Il va prévenir quelqu’un, qui lui dit attendez, restez là, et tout à coup, il pense à sa tête de rebeu bien barbu, il pense à sa tenue du jour, pas top, il pense aux terroristes, il détale comme un fou, et surtout comme un potentiel coupable. Coupable de quoi ? Il s’est déjà convaincu que le sac à dos contient une bombe, et en fuyant, il perd ses papiers. Bref : la situation lui échappe, son mental aussi et va s’en suivre cette fuite, qui consiste à se cacher de tout uniforme, à fuir la police qui forcément le cherche.

Ce délire parano va emmener Hakim, paniqué, jusqu’au fin fond d’une cambrousse de banlieue, pour échouer chez un vieux pote pas vu depuis longtemps. Dans cette fuite engendrée par une peur panique – qu’il expliquera, justifiera, tentera de mater au cours de sa course qu’il suppose « poursuite » – Hakim va nous livrer ses souvenirs d’enfance, la banlieue, les copains, la découverte des bibliothèques qui assouviront sa passion des bandes dessinées. Et son affection pour Cabu

« Je msuis bouffé tout Cabu en bibliothèque. TOUTES ses bédés. J’avais treize ans, ma liste, jbarrais ceux qu’ j’avais lus, jrajoutais les titres que jchopais sur les listes des « déjà parus », qui étaient jamais les mêmes selon la maison d’édition, et jrepartais au charbon. J’étais fou dce mec. Fou. Avec sa coupe au bol à la con, ses grosses lunettes, ses airs de gros neurde, c’était plus qu’un dessinateur préféré, c’était un pote, un dmes meilleurs potes. »

Lui-même est devenu un auteur de BD de science -fiction, quelques extraits de son travail émaillent le livre.

« C’qui m’a jeté dl’autre côté du périph, c’est les ruskofs et les ricains et les saoudiens et chaipaquoi encore qui ont acheté cinq fois lprix du marché des logements qu’ils occupent trois jours par an. C’qui m’a banni dma ville à moi, c’est dpasser du CDI au CDD, et du CDD à indé mais pas par choix, c’est jamais par choix qu’on dvient précaire, payé au lance-pierre au bon vouloir d’un « client » qui vous tient par les couilles pire qu’un patron[…]. Les journalistes qui remplissent les feuilles de chou à grand tirage et les sommaires des jités les plus vus se sont tous joui dessus en découvrant le fil à couper lbeurre : l’ubérisation de la société ! L’ère de l’ubérisation ! C’est l’ubérisation !

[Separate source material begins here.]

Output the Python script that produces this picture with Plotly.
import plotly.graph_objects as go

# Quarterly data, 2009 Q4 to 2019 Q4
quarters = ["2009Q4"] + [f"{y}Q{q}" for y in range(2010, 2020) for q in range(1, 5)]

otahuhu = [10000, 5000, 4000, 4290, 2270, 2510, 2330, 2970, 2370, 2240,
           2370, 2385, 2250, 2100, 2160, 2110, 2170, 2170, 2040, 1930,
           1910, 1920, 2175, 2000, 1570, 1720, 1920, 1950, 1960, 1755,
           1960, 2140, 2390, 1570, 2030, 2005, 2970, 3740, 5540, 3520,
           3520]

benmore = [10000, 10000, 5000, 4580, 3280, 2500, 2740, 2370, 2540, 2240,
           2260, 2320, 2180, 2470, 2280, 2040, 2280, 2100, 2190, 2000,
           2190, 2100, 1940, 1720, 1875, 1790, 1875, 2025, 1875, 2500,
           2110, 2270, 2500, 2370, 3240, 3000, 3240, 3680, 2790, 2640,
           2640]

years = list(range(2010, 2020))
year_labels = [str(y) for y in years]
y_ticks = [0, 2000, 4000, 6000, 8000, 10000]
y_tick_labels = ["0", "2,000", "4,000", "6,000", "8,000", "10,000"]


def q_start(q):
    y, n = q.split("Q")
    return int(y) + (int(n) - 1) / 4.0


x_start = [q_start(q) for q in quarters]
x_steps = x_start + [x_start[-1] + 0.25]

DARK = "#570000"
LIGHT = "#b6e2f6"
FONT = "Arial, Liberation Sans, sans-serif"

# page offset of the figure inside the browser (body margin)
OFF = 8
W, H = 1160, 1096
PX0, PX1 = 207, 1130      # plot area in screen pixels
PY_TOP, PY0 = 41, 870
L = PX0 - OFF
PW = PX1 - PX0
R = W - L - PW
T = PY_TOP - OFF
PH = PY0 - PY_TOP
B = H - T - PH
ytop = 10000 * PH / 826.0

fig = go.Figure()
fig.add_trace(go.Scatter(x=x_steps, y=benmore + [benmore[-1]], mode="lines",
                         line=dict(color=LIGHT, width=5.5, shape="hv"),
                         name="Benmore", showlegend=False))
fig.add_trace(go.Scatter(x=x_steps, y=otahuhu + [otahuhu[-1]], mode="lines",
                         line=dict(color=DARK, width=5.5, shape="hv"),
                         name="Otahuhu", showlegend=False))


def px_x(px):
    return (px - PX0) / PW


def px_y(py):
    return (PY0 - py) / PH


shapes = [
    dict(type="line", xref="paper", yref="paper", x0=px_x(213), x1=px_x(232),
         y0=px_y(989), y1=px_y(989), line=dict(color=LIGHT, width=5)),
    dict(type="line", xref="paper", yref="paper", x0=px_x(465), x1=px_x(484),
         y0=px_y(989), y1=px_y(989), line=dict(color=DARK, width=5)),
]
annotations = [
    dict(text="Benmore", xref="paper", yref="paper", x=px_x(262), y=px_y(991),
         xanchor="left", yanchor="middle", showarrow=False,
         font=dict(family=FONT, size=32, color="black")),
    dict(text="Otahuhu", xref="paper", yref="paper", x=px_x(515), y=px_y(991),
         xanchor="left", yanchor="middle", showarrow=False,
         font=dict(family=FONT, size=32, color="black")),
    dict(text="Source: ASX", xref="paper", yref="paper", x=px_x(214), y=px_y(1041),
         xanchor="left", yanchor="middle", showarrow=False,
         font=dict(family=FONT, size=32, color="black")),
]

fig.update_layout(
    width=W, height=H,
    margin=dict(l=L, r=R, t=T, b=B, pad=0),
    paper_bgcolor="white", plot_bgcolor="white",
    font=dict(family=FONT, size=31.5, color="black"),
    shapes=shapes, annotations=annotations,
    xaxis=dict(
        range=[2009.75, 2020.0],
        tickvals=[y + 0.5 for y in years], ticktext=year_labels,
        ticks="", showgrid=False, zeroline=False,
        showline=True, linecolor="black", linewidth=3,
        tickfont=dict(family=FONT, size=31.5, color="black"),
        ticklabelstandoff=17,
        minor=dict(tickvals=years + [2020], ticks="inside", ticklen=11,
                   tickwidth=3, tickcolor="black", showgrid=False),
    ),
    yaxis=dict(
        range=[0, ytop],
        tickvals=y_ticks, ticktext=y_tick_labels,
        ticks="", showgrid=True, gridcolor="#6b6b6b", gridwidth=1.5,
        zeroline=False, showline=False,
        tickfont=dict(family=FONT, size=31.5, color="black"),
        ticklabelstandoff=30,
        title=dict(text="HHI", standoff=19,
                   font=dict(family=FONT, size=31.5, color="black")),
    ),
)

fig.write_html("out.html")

Alors qu’ça fait plus dquarante berges que ça dure, et qu’ça s’est toujours appelé dla précarisation. »

Le sel de ce roman, c’est la tchatche de Hakim qui parle non-stop, sa caboche carbure, envisageant toutes les hypothèses, déroulant tout un argumentaire, mêlant souvenirs, coups de colère, coups de cafard,…

Il atterrira dans une cambrousse par des chemins pleins de ronces, à la maison de Kheuss. Et ce dernier tiers du livre est un morceau d’anthologie, autant par les dialogues ( entre autre un beau règlement de compte pour parler des 15 ans d’absence de Hakim dans la vie de Kheuss qui n’est pas à court d’arguments)  que par les situations et les comportements des deux vieux potes, par tout en fait…j’ai ri mais alors comme je ne l’avais pas fait depuis bien longtemps. Kheuss parle de sa vieille mère aux Ulis:

« -Ta mère? Elle va bien?

-Ouais ouais ça va. Ça va.

Il colle les feuilles du bout de la langue.

-Plus toute jeune.

Allume le bédo, inhale profondément, expire paisiblement.

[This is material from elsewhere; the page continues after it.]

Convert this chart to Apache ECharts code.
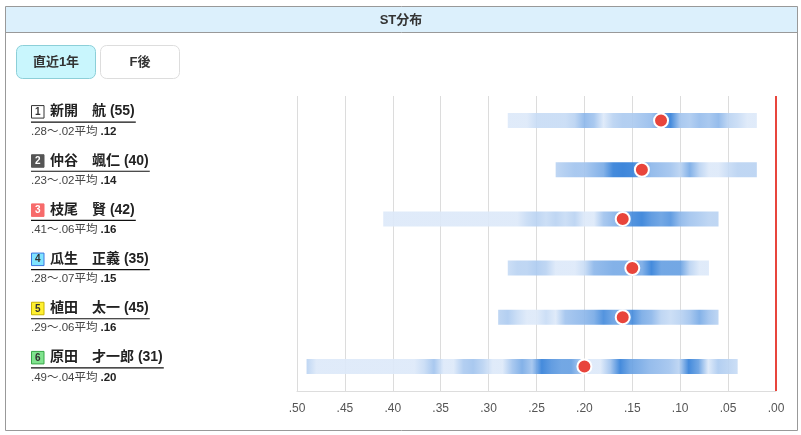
<!DOCTYPE html>
<html>
<head>
<meta charset="utf-8">
<script src="https://cdn.jsdelivr.net/npm/echarts@6/dist/echarts.min.js"></script>
<style>
html,body{margin:0;padding:0;background:#fff;}
#main{width:801px;height:435px;}
</style>
</head>
<body>
<div id="main"></div>
<script>
// ---- data ----
var title = 'ST分布';
var tabs = ['直近1年', 'F後'];
var lanes = ['1', '2', '3', '4', '5', '6'];
var players = ['新開　航', '仲谷　颯仁', '枝尾　賢', '瓜生　正義', '植田　太一', '原田　才一郎'];
var counts = [55, 40, 42, 35, 45, 31];
var maxST = [0.28, 0.23, 0.41, 0.28, 0.29, 0.49];
var minST = [0.02, 0.02, 0.06, 0.07, 0.06, 0.04];
var avgST = [0.12, 0.14, 0.16, 0.15, 0.16, 0.20];
// density levels (1 light .. 10 dark) per 0.01 step, from maxST down to minST
var density1 = [1, 1, 1, 1.5, 1.5, 1.5, 1.5, 2, 4, 3, 1, 2, 2.5, 2.5, 3, 3.5, 6, 9, 3, 2.5, 3.5, 3, 4, 2, 1.5, 1, 1];
var density2 = [2, 2.5, 3, 3, 4, 5, 9, 9.5, 9, 6, 4, 3.5, 3, 2, 5, 2, 1, 1, 1.5, 2, 2, 2];
var density3 = [1, 1, 1, 1, 1, 1, 1, 1, 1, 1, 1, 1, 1, 1, 1, 1.5, 2, 1.5, 2, 1.5, 2, 1, 1, 3, 4, 5, 8, 9, 7, 6, 7, 4, 3, 2.5, 2, 2];
var density4 = [1.5, 2, 2, 2.5, 2, 1, 1, 1, 1.5, 4, 4.5, 5, 5, 5, 5, 9, 6, 6, 6, 2, 1, 1];
var density5 = [2, 2.5, 1.5, 1, 1, 1.5, 1, 3, 3.5, 4, 5, 8, 6, 5, 8, 5, 4, 2, 1.5, 2, 3, 5, 3, 2];
var density6 = [2, 1, 1, 1, 1, 1, 1, 1, 1, 1, 1, 1, 1.5, 3, 1, 1, 2.5, 3, 2, 1, 1, 3, 5, 3, 9, 7, 6, 6, 3, 1, 1, 3, 9, 6, 5, 4, 3.5, 3, 2, 9, 6, 1, 2.5, 2, 1.5];
var densities = [density1, density2, density3, density4, density5, density6];
var xTicks = [0, 0.05, 0.10, 0.15, 0.20, 0.25, 0.30, 0.35, 0.40, 0.45, 0.50];

var laneStyle = [
  {fill: '#ffffff', stroke: '#333333', text: '#333333'},
  {fill: '#555555', stroke: '#555555', text: '#ffffff'},
  {fill: '#f76b6b', stroke: '#f76b6b', text: '#ffffff'},
  {fill: '#80e4ff', stroke: '#3a78e0', text: '#333333'},
  {fill: '#fff030', stroke: '#c8b400', text: '#333333'},
  {fill: '#80e38e', stroke: '#38a848', text: '#333333'}
];

function fmt(v) { return '.' + (Math.round(v * 100) + 100).toString().slice(1); }

var light = [221, 233, 249], dark = [38, 119, 214];
function levelColor(L) {
  var t = Math.pow(Math.max(0, Math.min(1, (L - 1) / 9)), 0.75);
  var c = light.map(function (a, i) { return Math.round(a + (dark[i] - a) * t); });
  return 'rgba(' + c[0] + ',' + c[1] + ',' + c[2] + ',0.92)';
}

var stripData = players.map(function (p, i) { return [maxST[i], minST[i], i]; });
var dotData = players.map(function (p, i) { return [avgST[i], i]; });

var chart = echarts.init(document.getElementById('main'));
var option = {
  animation: false,
  grid: {left: 297, right: 25, top: 96, bottom: 44},
  xAxis: {
    type: 'value', min: 0, max: 0.5, interval: 0.05, inverse: true,
    axisLine: {show: true, lineStyle: {color: '#dddddd'}},
    axisTick: {show: false},
    splitLine: {show: true, lineStyle: {color: '#dcdcdc'}},
    axisLabel: {color: '#555', fontSize: 12, fontFamily: 'Liberation Sans, Arial, sans-serif', margin: 12,
      formatter: function (v) { return fmt(v); }}
  },
  yAxis: {
    type: 'category', data: players, inverse: true,
    axisLine: {show: false}, axisTick: {show: false}, axisLabel: {show: false}, splitLine: {show: false}
  },
  series: [
    {
      type: 'custom',
      data: stripData,
      encode: {x: [0, 1], y: 2},
      renderItem: function (params, api) {
        var i = api.value(2);
        var p1 = api.coord([api.value(0), i]);
        var p2 = api.coord([api.value(1), i]);
        var h = 15;
        var d = densities[i];
        var stops = d.map(function (L, k) {
          return {offset: d.length > 1 ? k / (d.length - 1) : 0, color: levelColor(L)};
        });
        return {
          type: 'rect',
          shape: {x: p1[0], y: p1[1] - h / 2, width: p2[0] - p1[0], height: h},
          style: {fill: new echarts.graphic.LinearGradient(0, 0, 1, 0, stops)}
        };
      },
      z: 2
    },
    {
      type: 'scatter',
      data: dotData,
      symbolSize: 14,
      itemStyle: {color: '#e8453c', borderColor: '#ffffff', borderWidth: 2, opacity: 1},
      z: 5,
      markLine: {
        silent: true, symbol: 'none', label: {show: false},
        lineStyle: {color: '#e8453c', width: 2, type: 'solid'},
        data: [{xAxis: 0}]
      }
    }
  ]
};
chart.setOption(option);

// ---- decorations & left labels ----
var measure = document.createElement('canvas').getContext('2d');
var nameFont = 'bold 14px "Liberation Sans", Arial, "Noto Sans CJK JP", sans-serif';
var subFont = '11.5px "Liberation Sans", Arial, "Noto Sans CJK JP", sans-serif';

var g = [];
g.push({type: 'rect', shape: {x: 5.5, y: 6.5, width: 792, height: 26}, style: {fill: '#dcf0fc', stroke: null}, z: 0});
g.push({type: 'line', shape: {x1: 5, y1: 32.5, x2: 798, y2: 32.5}, style: {stroke: '#999', lineWidth: 1}, z: 1});
g.push({type: 'rect', shape: {x: 5.5, y: 6.5, width: 792, height: 424}, style: {fill: null, stroke: '#999', lineWidth: 1}, z: 1});
g.push({type: 'text', style: {text: title, x: 401, y: 20, textAlign: 'center', textVerticalAlign: 'middle',
  font: 'bold 13px "Liberation Sans", Arial, "Noto Sans CJK JP", sans-serif', fill: '#333'}, z: 2});
// tabs
g.push({type: 'rect', shape: {x: 16.5, y: 45.5, width: 79, height: 33, r: 6}, style: {fill: '#c9f6fd', stroke: '#8ccfd8'}, z: 1});
g.push({type: 'text', style: {text: tabs[0], x: 56, y: 62, textAlign: 'center', textVerticalAlign: 'middle',
  font: 'bold 13px "Liberation Sans", Arial, "Noto Sans CJK JP", sans-serif', fill: '#333'}, z: 2});
g.push({type: 'rect', shape: {x: 100.5, y: 45.5, width: 79, height: 33, r: 6}, style: {fill: '#ffffff', stroke: '#dddddd'}, z: 1});
g.push({type: 'text', style: {text: tabs[1], x: 140, y: 62, textAlign: 'center', textVerticalAlign: 'middle',
  font: 'bold 13px "Liberation Sans", Arial, "Noto Sans CJK JP", sans-serif', fill: '#333'}, z: 2});

players.forEach(function (p, i) {
  var yc = chart.convertToPixel({yAxisIndex: 0}, p);
  var s = laneStyle[i];
  var nameText = p + ' (' + counts[i] + ')';
  measure.font = nameFont;
  var w = measure.measureText(nameText).width;
  g.push({type: 'rect', shape: {x: 31.5, y: yc - 15, width: 12.5, height: 12.5}, style: {fill: s.fill, stroke: s.stroke, lineWidth: 1}, z: 2});
  g.push({type: 'text', style: {text: lanes[i], x: 37.8, y: yc - 8.5, textAlign: 'center', textVerticalAlign: 'middle',
    font: 'bold 10px "Liberation Sans", Arial, sans-serif', fill: s.text}, z: 3});
  g.push({type: 'text', style: {text: nameText, x: 50, y: yc - 9, textAlign: 'left', textVerticalAlign: 'middle',
    font: nameFont, fill: '#222'}, z: 2});
  g.push({type: 'line', shape: {x1: 31, y1: yc + 1.5, x2: 51 + w, y2: yc + 1.5}, style: {stroke: '#111', lineWidth: 1.2}, z: 2});
  var pre = fmt(maxST[i]) + '〜' + fmt(minST[i]) + '平均';
  measure.font = subFont;
  var pw = measure.measureText(pre).width;
  g.push({type: 'text', style: {text: pre, x: 31, y: yc + 11, textAlign: 'left', textVerticalAlign: 'middle',
    font: subFont, fill: '#444'}, z: 2});
  g.push({type: 'text', style: {text: fmt(avgST[i]), x: 31 + pw + 3, y: yc + 11, textAlign: 'left', textVerticalAlign: 'middle',
    font: 'bold 11.5px "Liberation Sans", Arial, sans-serif', fill: '#222'}, z: 2});
});
chart.setOption({graphic: {elements: g}});
</script>
</body>
</html>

-Les jambes c’est plus trop ça, les genoux i sont foutus, mais la tête ça va. Ça va bien même. Tu tdis…

Bouffée en apnée.

->Tu tdis vaut mieux ça, tpréfères tjours voir tes vieux garder leur tête sans trop pouvoir bouger qu’le contraire…<

Panache de fumée

-FFFFFFfff mais en même temps tu tdis la personne elle, à tous les coups elle préférrait l’inverse. En tous cas moi jpréférrais ça moi. Être complètment gogol, plus un souci, plus une embrouille, tchois, pouvoir gambader partout où ça tchante sans tdemander dpourquoi ni comment. Ou crever d’un coup, pendant qu’tu dors, ou qu’tu baises, même une bonne balle dans la tête, vite fait bien fait. Tout sauf passer tes vingt dernières piges à bien trendre compte t’as plus qu’la force dtraverser ta cuisine les jours où t’as la forme, tchois. »

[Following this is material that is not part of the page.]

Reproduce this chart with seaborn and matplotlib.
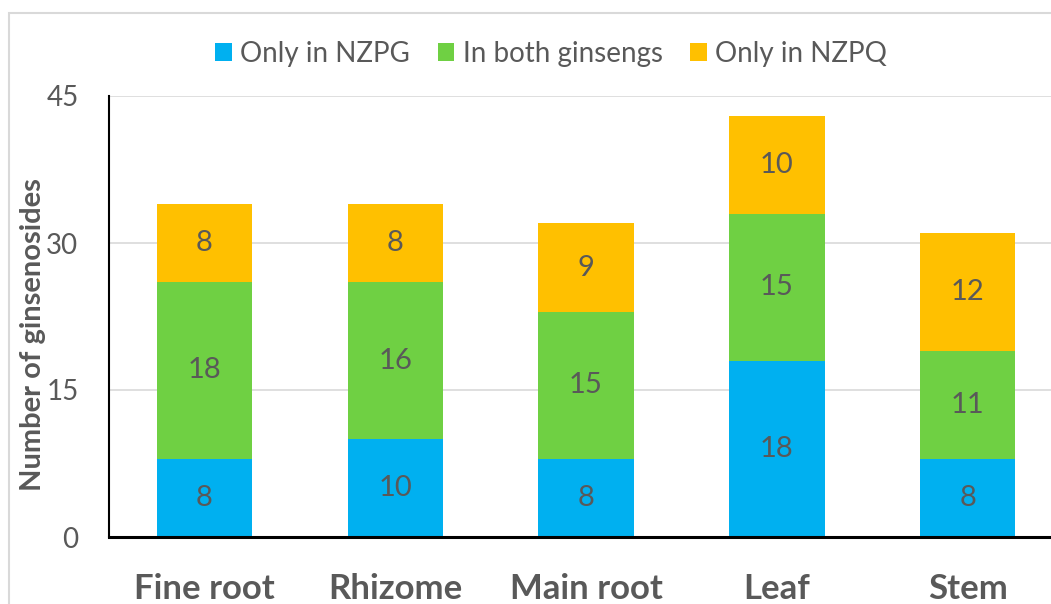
import numpy as np
import pandas as pd
import matplotlib
matplotlib.use("Agg")
import matplotlib.pyplot as plt
from matplotlib.patches import Rectangle
import seaborn as sns

# Data
tissues = ["Fine root", "Rhizome", "Main root", "Leaf", "Stem"]
only_nzpg = [8, 10, 8, 18, 8]
both = [18, 16, 15, 15, 11]
only_nzpq = [8, 8, 9, 10, 12]
series_names = ["Only in NZPG", "In both ginsengs", "Only in NZPQ"]
colors = ["#00B0F0", "#6FD043", "#FFC000"]
y_ticks = [0, 15, 30, 45]

sns.set_theme(style="white")
plt.rcParams["font.family"] = ["Lato", "DejaVu Sans"]
GRAY = "#595959"

fig = plt.figure(figsize=(10.51, 6.04), dpi=100)
ax = fig.add_axes([109 / 1051, 1 - 537 / 604, 954 / 1051, 441 / 604])

df = pd.DataFrame({"tissue": tissues, series_names[0]: only_nzpg,
                   series_names[1]: both, series_names[2]: only_nzpq})

bottom = np.zeros(len(tissues))
for name, col in zip(series_names, colors):
    sns.barplot(data=df, x="tissue", y=name, color=col, width=0.5,
                bottom=bottom, ax=ax, label=name, saturation=1, linewidth=0)
    bottom = bottom + df[name].values

for cont in ax.containers:
    ax.bar_label(cont, label_type="center", color=GRAY, fontsize=21)

ax.set_xlim(-0.5, 4.5)
ax.set_ylim(0, 45)
ax.set_yticks(y_ticks)
ax.yaxis.grid(True, color="#D9D9D9", linewidth=1.2)
ax.set_axisbelow(True)
ax.tick_params(axis="y", length=0, pad=22, labelsize=20, labelcolor=GRAY)
ax.tick_params(axis="x", length=0, pad=26, labelsize=25, labelcolor=GRAY)
for lab in ax.get_xticklabels():
    lab.set_fontweight("bold")
ax.set_xlabel("")
ax.set_ylabel("Number of ginsenosides", fontsize=21, fontweight="bold", color=GRAY)
ax.yaxis.set_label_coords(-0.066, 0.458)

for s in ["top", "right"]:
    ax.spines[s].set_visible(False)
ax.spines["left"].set_color("black")
ax.spines["left"].set_linewidth(1.5)
ax.spines["bottom"].set_color("black")
ax.spines["bottom"].set_linewidth(2.2)

handles, labels = ax.get_legend_handles_labels()
if ax.legend_:
    ax.legend_.remove()
fig.legend(handles, labels, loc="center", bbox_to_anchor=(551 / 1051, 1 - 54 / 604),
           ncol=3, frameon=False, fontsize=20, labelcolor=GRAY,
           handlelength=0.6, handleheight=0.6, handletextpad=0.3, columnspacing=1.0)

# outer chart border (cropped at right/bottom)
fig.patches.append(Rectangle((9 / 1051, -0.1), 1.2, 1.1 - 13 / 604, transform=fig.transFigure,
                             fill=False, edgecolor="#D9D9D9", linewidth=1.5))

fig.savefig("out.png", dpi=100)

La fin, même si je m’y attendais, montre l’intelligence de l’auteur qui équilibre les points de vue avec cette brave femme âgée qui va récupérer un Hakim saccagé par les ronces. Cette rencontre finale qui va sortir Hakim du guêpier dans lequel il se trouve ( ou croit être ) n’enlève rien à la pertinence des constats qui émaillent le récit mais en démontre la relativité. Aucun temps mort, on court, on a peu le loisir de reprendre son souffle, on est Hakim qui fuit en construisant son récit paranoïaque à chaque pas, c’est très très bien fichu ! 

Sincèrement j’ai passé un excellent moment de lecture. Si au début j’ai buté un peu sur l’écriture qui retranscrit fidèlement le parler de la banlieue, ça donne un beau relief au roman, de la force aussi et j’en ai compris la pertinence; d’autant que lorsque le récit est externe, la langue rentre dans les « normes ». L’exercice d’écriture n’a pas du être simple!

J’ai beaucoup aimé ce personnage, chouette rencontre que celle d’Hakim .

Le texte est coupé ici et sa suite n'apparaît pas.